As I pedal my bicycle in the morning to the work, most of the time riding the bicycle and negotiating the traffic happens in automatic mode and my mind meanders in different directions. I am convinced that some of those ideas are terrific but the problem is that by the time I reach office and want to write them down, I can't remember most of them!
That is how it was this morning. I was pedalling furiously. Behind our house, they are cutting deep gashes in the green fields. A new road is going to come up there. Further ahead, a new access to the highway is flattening the existing hills and building new hills. Even further, the railway tracks are being moved so that the high speed train lines can be put in their place. Our part of the city is changing face!
The side effect is that the road is full of dust and with the strong humidity in the night, every morning my bicycle wheels raise up drops of dusty glue that sticks to my pants.
And I was thinking about the Anarchytect post I had read in the morning about buildings, spaces, layouts. For a lot of things, I realise that I am very superficial. Buildings are part of those things. I mean, a building is a building, full stop. Thinking of spaces as something alive, that you mould and shape like dough for making chapattis, seems kind of strange. Seeing the landscape around our house changing in front of us, I know it is true but I still keep on believing that the landscape is something physical, fixed, unchangeable, so why think about it!
Another of these things is art. I mean, you watch a nice painting and instinctively you know whether you like it or not. What need is there to dissect it, analyse it?
You are wrong of course, you just need to read the Hindi article of Om Thanvi on Starry Nights of Van Gogh in MOMA in New York to understand how wrong you are. There are eleven stars he writes. The bottom most star, its luminous white contrasting with the wonderful yellow of the moon is probably the morning star that Van Gogh saw from the window of his sanatorium and wrote about it to Theo, his brother.
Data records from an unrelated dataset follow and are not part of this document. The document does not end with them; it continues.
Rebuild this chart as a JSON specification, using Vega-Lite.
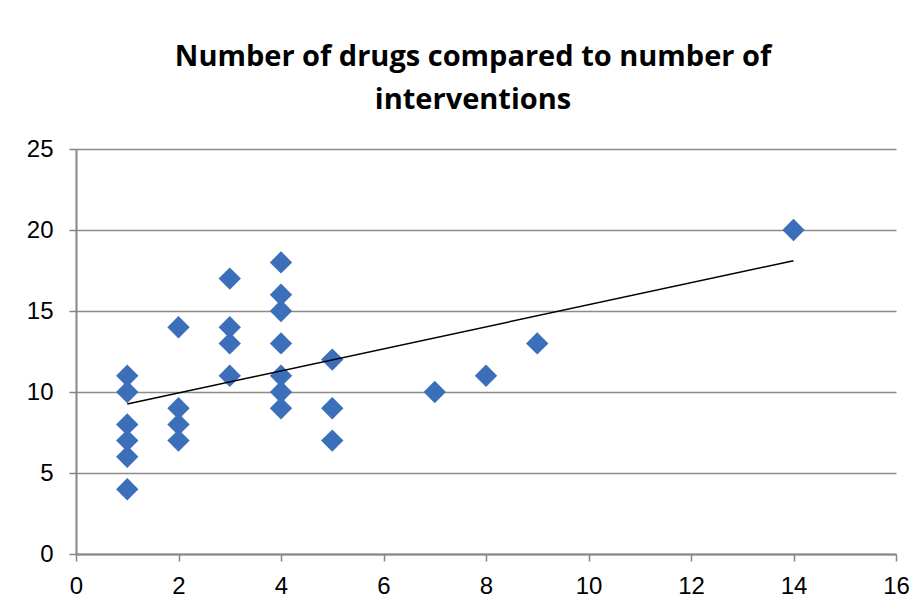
{
  "$schema": "https://vega.github.io/schema/vega-lite/v6.json",
  "autosize": "none",
  "padding": {"left": 76, "top": 149, "right": 26, "bottom": 58},
  "width": 820,
  "height": 405,
  "background": "white",
  "title": {
    "text": ["Number of drugs compared to number of", "interventions"],
    "font": "Open Sans",
    "fontSize": 29,
    "fontWeight": "bold",
    "color": "black",
    "lineHeight": 43,
    "anchor": "middle",
    "frame": "group",
    "baseline": "alphabetic",
    "offset": -1,
    "dx": -13
  },
  "data": {
    "values": [
      {"interventions": 1, "drugs": 4},
      {"interventions": 1, "drugs": 6},
      {"interventions": 1, "drugs": 7},
      {"interventions": 1, "drugs": 8},
      {"interventions": 1, "drugs": 10},
      {"interventions": 1, "drugs": 11},
      {"interventions": 2, "drugs": 7},
      {"interventions": 2, "drugs": 8},
      {"interventions": 2, "drugs": 9},
      {"interventions": 2, "drugs": 14},
      {"interventions": 3, "drugs": 11},
      {"interventions": 3, "drugs": 13},
      {"interventions": 3, "drugs": 14},
      {"interventions": 3, "drugs": 17},
      {"interventions": 4, "drugs": 9},
      {"interventions": 4, "drugs": 10},
      {"interventions": 4, "drugs": 11},
      {"interventions": 4, "drugs": 13},
      {"interventions": 4, "drugs": 15},
      {"interventions": 4, "drugs": 16},
      {"interventions": 4, "drugs": 18},
      {"interventions": 5, "drugs": 7},
      {"interventions": 5, "drugs": 9},
      {"interventions": 5, "drugs": 12},
      {"interventions": 7, "drugs": 10},
      {"interventions": 8, "drugs": 11},
      {"interventions": 9, "drugs": 13},
      {"interventions": 14, "drugs": 20}
    ]
  },
  "encoding": {
    "x": {
      "field": "interventions",
      "type": "quantitative",
      "scale": {"domain": [0, 16], "nice": false, "zero": false},
      "axis": {
        "title": null,
        "values": [0, 2, 4, 6, 8, 10, 12, 14, 16],
        "grid": false,
        "domainColor": "#868686",
        "domainWidth": 2,
        "tickColor": "#868686",
        "tickWidth": 1.5,
        "tickSize": 7,
        "labelFont": "Liberation Sans",
        "labelFontSize": 24,
        "labelColor": "black",
        "labelPadding": 13,
        "labelFlush": false
      }
    },
    "y": {
      "field": "drugs",
      "type": "quantitative",
      "scale": {"domain": [0, 25], "nice": false, "zero": true},
      "axis": {
        "title": null,
        "values": [0, 5, 10, 15, 20, 25],
        "grid": true,
        "gridColor": "#8c8c8c",
        "gridWidth": 1.5,
        "domainColor": "#868686",
        "domainWidth": 2,
        "tickColor": "#868686",
        "tickWidth": 1.5,
        "tickSize": 7,
        "labelFont": "Liberation Sans",
        "labelFontSize": 24,
        "labelColor": "black",
        "labelPadding": 16,
        "labelFlush": false
      }
    }
  },
  "layer": [
    {
      "mark": {"type": "point", "shape": "diamond", "filled": true, "size": 500, "color": "#3b6fba", "opacity": 1}
    },
    {
      "transform": [{"regression": "drugs", "on": "interventions"}],
      "mark": {"type": "line", "color": "black", "strokeWidth": 1.5}
    }
  ],
  "config": {
    "view": {"stroke": null}
  }
}
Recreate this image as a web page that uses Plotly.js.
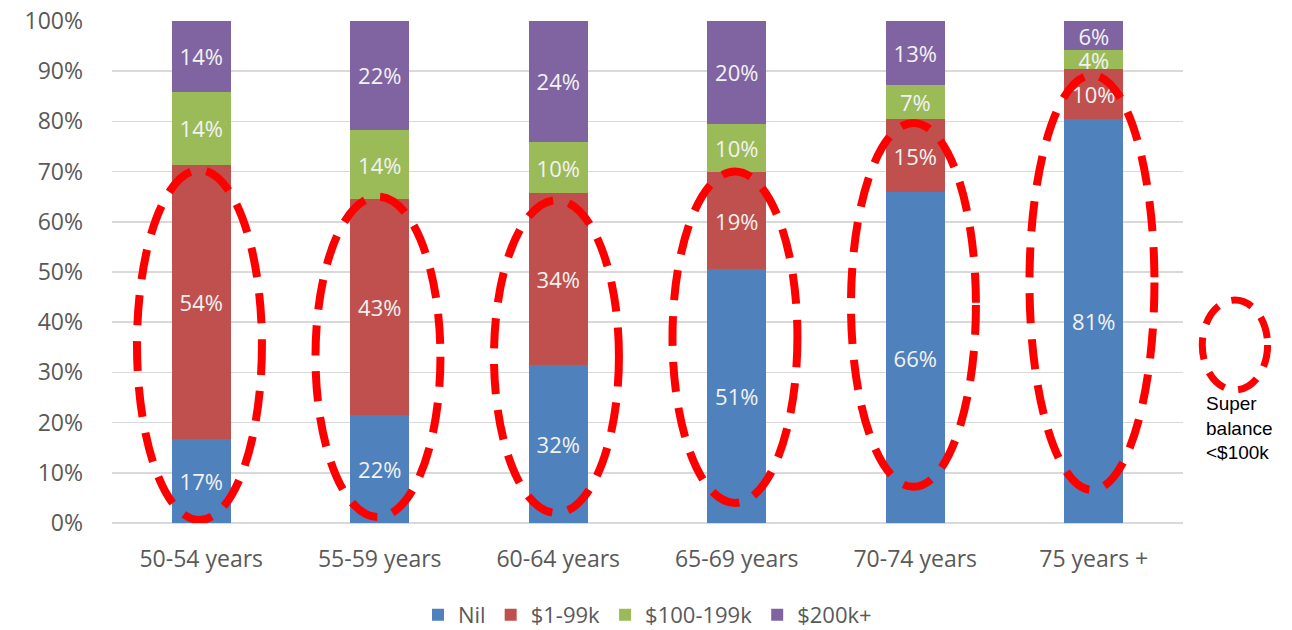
<!DOCTYPE html>
<html>
<head>
<meta charset="utf-8">
<script src="https://cdn.plot.ly/plotly-3.0.1.min.js"></script>
<style>html,body{margin:0;padding:0;background:#fff;}#chart{width:1292px;height:630px;}</style>
</head>
<body>
<div id="chart"></div>
<script>
const categories = ["50-54 years", "55-59 years", "60-64 years", "65-69 years", "70-74 years", "75 years +"];
const seriesNames = ["Nil", "$1-99k", "$100-199k", "$200k+"];
const nilValues = [16.7, 21.5, 31.5, 50.6, 65.9, 80.5];
const lowValues = [54.6, 43.0, 34.2, 19.3, 14.6, 9.9];
const midValues = [14.6, 13.8, 10.2, 9.6, 6.8, 3.8];
const highValues = [14.1, 21.7, 24.1, 20.5, 12.7, 5.8];
const nilLabels = ["17%", "22%", "32%", "51%", "66%", "81%"];
const lowLabels = ["54%", "43%", "34%", "19%", "15%", "10%"];
const midLabels = ["14%", "14%", "10%", "10%", "7%", "4%"];
const highLabels = ["14%", "22%", "24%", "20%", "13%", "6%"];
const colors = ["#4F81BD", "#C0504D", "#9BBB59", "#8064A2"];
const ellipseBottom = [0.6, 1.2, 2.0, 4.0, 7.2, 6.6];
const ellipseTop = [70.3, 65.0, 64.3, 70.0, 79.7, 89.2];
const noteText = "Super<br>balance<br>&lt;$100k";

const FONT = "'Open Sans', Lato, sans-serif";
const vals = [nilValues, lowValues, midValues, highValues];
const labs = [nilLabels, lowLabels, midLabels, highLabels];
const traces = vals.map((v, i) => ({
  type: 'bar',
  x: categories,
  y: v,
  name: seriesNames[i],
  text: labs[i],
  textposition: 'inside',
  insidetextanchor: 'middle',
  constraintext: 'none',
  textangle: 0,
  textfont: {family: FONT, size: 22, color: '#F2F2F2'},
  marker: {color: colors[i], line: {width: 0}},
  hoverinfo: 'skip'
}));

const shapes = categories.map((c, i) => ({
  type: 'circle',
  xref: 'x', yref: 'y',
  x0: i - 0.36, x1: i + 0.34,
  y0: ellipseBottom[i], y1: ellipseTop[i],
  line: {color: '#FF0000', width: 8, dash: '30px,16px'},
  layer: 'above'
}));
shapes.push({
  type: 'circle', xref: 'paper', yref: 'paper',
  x0: 1.018, x1: 1.079, y0: 0.265, y1: 0.444,
  line: {color: '#FF0000', width: 7, dash: '22px,14px'},
  layer: 'above'
});

const layout = {
  width: 1292, height: 630,
  margin: {l: 112, r: 109, t: 21, b: 107, autoexpand: false},
  paper_bgcolor: '#fff', plot_bgcolor: '#fff',
  barmode: 'stack',
  bargap: 0.67,
  font: {family: FONT, color: '#595959', size: 23},
  showlegend: true,
  legend: {orientation: 'h', x: 0.5, xanchor: 'center', y: -0.183, yanchor: 'middle',
           font: {family: FONT, size: 22, color: '#595959'}, traceorder: 'normal',
           itemwidth: 30, itemsizing: 'constant', tracegroupgap: 0},
  xaxis: {type: 'category', showgrid: false, showline: false, zeroline: false, ticks: '',
          tickfont: {family: FONT, size: 23, color: '#595959'}, ticklabelstandoff: 20,
          range: [-0.5, 5.5]},
  yaxis: {range: [0, 100], tickvals: [0,10,20,30,40,50,60,70,80,90,100],
          ticktext: ["0%","10%","20%","30%","40%","50%","60%","70%","80%","90%","100%"],
          showgrid: true, gridcolor: '#D9D9D9', gridwidth: 1.5, zeroline: true, zerolinecolor: '#D9D9D9', zerolinewidth: 1.5,
          showline: false, ticks: '', ticklabelstandoff: 28,
          tickfont: {family: FONT, size: 23, color: '#595959'}},
  shapes: shapes,
  annotations: [{
    xref: 'paper', yref: 'paper', x: 1.02, y: 0.19, xanchor: 'left', yanchor: 'middle',
    text: noteText, showarrow: false, align: 'left',
    font: {family: "'Liberation Sans', Arial, sans-serif", size: 19, color: '#000'}
  }]
};

Plotly.newPlot('chart', traces, layout, {displayModeBar: false, staticPlot: true});
</script>
</body>
</html>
The spire of the church in the background is more like the Dutch churches of Van Gogh's childhood and not the French churches surrounding his sanatorium. The cypress tree in the left rising up like a peacock feather, is it a death wish? Van Gogh did die a few months after making this painting.
Once you read that article of Om Thanvi, it changes the way you look at this painting. It is no longer a question of if you like it or not, you can understand it and see things that you did not see earlier.
Suddenly my thoughts about starry nights and Van Gogh were interrupted by a new song in my earphones. I religiously put on my ipod when I start from my home but I hardly ever remember the songs I have heard during the journeys. But this song was great and different. Ajnabi Shehar it is called and it is from Jaaneman, I found out later. The singer, perhaps Sonu Nigam, sounded just like Rafi did in those wonderful songs from a film called Jhuk Gaya Aasman! It had came out in 1968 and had music by Shanker Jaikishen and had Rajendra Kumar and Saira Banu in it. Not that I liked Rajendra Kumar or Saira banu. There is no rational explanation for this jump from Ajnabi Shaher to Jhuk Gaya Aasman, but that's how thought are. Unpredictable and irrational.
What was the story of JGA like? It had something to do with death. I thought furiously, weaving the bicycle between cars stuck in a traffic jam. Rajendra Kumar dies in it, but then comes back. Actually there were two Rajendra Kumars. One poor and nice, in love with Saira Banu. The other rich and bad. The bad one was supposed to die but by mistake, Yama kills the young and poor. By the time they realise the mistake, his body has been cremated or whatever, so the good one goes in the body of the bad one. I had seen it on a black and white TV in the prehistoric days of Indian TV.
JGA had same story as of the Warren Beatty film, Paradise lost or can wait or something like that! This last bit of knowledge is fairly recent that Bollywood had started copying long time ago. But JGA had lovely songs and this song from Jaaneman reminded me of it - except that it is better, having strange interludes between the stanzas, changing the music styles completely each time.
While trying to think of the Jhuk Gaya Aasman songs, I braked in front of a truck of leaves-collectors in the park, that was blocking the path. By now all the trees in the park are naked with skinny arms and the beautiful golden, yellow, kathai, burnt siena of autumn leaves has been replaced by a rotting mass on the ground that sticks to your shoes and to bicycle wheels, making a squashing sucking sound as you walk on it. The leaves-collectors looked like ghost-busters from the film of the same name, with a motor in their backpack and holding thick tubes blowing hissing air like giant earthworms, pushing the sticky gooey mass towards the suction pump of the truck. Leaves-ghost-busters they are, picking up dead leaves, I thought.
Can trees have ghosts too? I had arrived in the office and so the question remained unanswered and like the last dream of the morning, it also slowly dissipated into nothingness.